## The request
Drop every picture. Then return, exactly, the lines from the beginning of the listing below through the one containing "import numpy as np".

-- Start --

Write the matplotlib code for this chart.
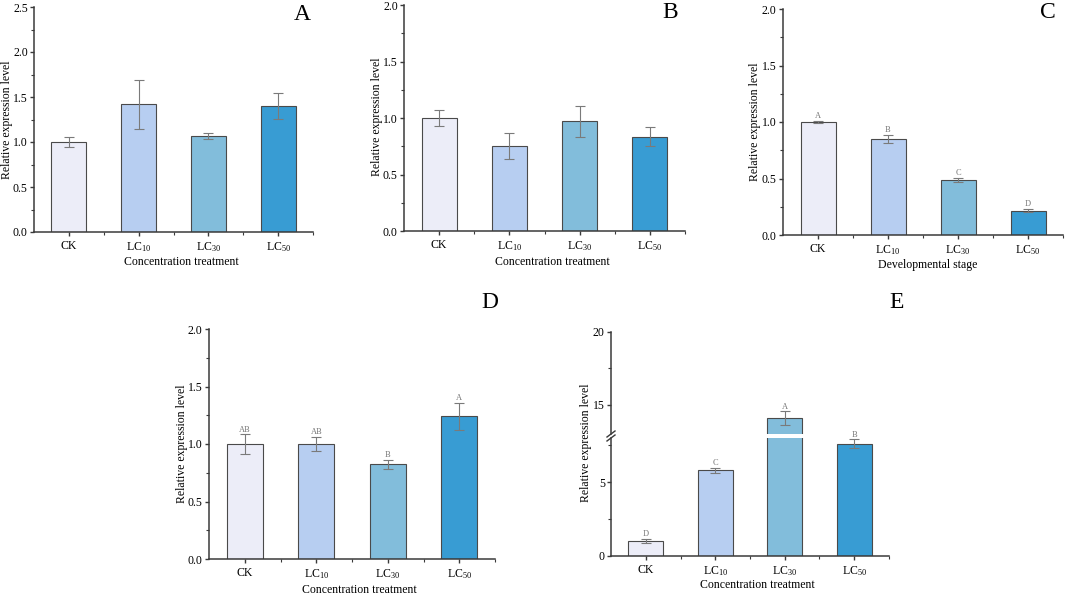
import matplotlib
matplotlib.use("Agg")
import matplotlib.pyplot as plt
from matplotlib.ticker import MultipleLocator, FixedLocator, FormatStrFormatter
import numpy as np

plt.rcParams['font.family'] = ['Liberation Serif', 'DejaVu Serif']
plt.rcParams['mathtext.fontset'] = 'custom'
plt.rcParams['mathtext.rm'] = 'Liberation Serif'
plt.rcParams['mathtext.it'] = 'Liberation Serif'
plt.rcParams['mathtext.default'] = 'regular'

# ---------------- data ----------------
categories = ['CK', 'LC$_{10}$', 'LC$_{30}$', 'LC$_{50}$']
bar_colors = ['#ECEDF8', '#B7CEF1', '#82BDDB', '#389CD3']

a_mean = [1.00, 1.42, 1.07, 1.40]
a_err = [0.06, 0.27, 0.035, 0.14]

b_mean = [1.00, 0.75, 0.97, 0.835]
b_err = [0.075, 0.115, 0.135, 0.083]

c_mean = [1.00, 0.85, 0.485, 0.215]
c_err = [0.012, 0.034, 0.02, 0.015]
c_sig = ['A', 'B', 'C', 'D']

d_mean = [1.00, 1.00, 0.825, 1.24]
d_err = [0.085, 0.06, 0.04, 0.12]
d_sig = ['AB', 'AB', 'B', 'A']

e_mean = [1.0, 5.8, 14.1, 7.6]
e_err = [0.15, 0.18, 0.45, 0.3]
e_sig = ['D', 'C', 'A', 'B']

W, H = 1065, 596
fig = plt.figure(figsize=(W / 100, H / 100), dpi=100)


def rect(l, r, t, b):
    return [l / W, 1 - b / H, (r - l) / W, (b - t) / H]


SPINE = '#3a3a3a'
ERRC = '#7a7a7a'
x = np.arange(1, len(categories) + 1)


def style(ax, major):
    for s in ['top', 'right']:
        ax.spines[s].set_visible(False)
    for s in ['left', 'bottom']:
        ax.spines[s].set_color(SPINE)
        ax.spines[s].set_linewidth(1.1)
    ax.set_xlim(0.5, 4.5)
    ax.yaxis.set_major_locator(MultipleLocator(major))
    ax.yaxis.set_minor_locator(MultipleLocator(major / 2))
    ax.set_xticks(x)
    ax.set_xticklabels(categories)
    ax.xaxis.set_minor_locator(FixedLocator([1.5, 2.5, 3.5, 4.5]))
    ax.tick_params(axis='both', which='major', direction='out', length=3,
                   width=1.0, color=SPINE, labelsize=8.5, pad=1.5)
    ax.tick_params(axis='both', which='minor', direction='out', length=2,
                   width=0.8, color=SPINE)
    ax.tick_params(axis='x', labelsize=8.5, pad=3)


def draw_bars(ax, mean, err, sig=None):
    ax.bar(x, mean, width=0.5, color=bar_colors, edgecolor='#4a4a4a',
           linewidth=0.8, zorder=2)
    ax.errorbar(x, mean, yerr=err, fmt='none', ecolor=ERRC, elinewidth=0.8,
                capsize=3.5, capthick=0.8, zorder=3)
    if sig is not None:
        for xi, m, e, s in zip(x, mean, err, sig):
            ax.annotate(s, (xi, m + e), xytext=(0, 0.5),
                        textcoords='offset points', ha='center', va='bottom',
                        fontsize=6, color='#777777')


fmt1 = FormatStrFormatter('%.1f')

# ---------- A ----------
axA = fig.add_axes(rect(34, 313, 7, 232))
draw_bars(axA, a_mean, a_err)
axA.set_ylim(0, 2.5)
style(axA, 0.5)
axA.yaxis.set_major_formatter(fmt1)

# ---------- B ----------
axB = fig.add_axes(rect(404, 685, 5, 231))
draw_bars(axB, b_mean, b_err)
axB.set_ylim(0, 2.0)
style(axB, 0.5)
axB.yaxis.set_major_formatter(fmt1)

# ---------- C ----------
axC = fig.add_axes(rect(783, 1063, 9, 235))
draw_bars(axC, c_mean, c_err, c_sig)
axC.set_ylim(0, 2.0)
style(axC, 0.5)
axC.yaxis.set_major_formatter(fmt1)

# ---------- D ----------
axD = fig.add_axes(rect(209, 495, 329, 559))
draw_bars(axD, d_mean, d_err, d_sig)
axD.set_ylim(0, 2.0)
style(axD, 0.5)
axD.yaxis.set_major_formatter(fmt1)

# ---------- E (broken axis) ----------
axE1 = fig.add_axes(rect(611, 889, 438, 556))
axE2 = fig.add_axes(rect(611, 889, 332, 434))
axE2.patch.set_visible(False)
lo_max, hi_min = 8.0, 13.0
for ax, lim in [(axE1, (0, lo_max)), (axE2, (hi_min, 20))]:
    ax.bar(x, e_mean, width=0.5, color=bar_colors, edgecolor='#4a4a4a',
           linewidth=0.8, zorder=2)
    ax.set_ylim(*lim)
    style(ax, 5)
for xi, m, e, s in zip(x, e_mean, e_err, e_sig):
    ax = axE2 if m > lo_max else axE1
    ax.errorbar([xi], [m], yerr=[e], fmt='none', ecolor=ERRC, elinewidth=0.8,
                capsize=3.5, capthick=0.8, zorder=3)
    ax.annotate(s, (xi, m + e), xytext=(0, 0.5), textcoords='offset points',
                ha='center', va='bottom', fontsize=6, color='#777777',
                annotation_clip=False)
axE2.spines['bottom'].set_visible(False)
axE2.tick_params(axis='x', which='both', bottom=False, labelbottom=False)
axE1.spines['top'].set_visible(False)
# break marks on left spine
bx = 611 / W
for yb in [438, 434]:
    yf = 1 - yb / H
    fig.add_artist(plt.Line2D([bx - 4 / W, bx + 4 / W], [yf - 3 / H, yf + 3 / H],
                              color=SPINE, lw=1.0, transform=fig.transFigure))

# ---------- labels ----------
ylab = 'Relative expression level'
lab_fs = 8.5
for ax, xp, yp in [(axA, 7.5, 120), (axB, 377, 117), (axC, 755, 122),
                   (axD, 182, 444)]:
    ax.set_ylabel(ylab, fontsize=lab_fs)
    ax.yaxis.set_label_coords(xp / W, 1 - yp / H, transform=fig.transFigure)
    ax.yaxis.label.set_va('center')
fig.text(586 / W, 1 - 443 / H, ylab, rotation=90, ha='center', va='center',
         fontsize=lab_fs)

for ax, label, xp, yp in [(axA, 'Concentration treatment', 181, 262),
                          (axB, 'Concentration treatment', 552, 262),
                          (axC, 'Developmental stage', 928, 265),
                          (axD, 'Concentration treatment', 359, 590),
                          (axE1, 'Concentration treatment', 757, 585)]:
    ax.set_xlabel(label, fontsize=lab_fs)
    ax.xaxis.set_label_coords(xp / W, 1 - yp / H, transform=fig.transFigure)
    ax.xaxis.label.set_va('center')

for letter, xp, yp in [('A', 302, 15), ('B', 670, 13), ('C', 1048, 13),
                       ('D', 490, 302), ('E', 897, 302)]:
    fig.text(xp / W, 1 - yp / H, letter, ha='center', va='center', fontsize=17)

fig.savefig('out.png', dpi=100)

-- End --

## Output of the exercise
Write the matplotlib code for this chart.
import matplotlib
matplotlib.use("Agg")
import matplotlib.pyplot as plt
from matplotlib.ticker import MultipleLocator, FixedLocator, FormatStrFormatter
import numpy as np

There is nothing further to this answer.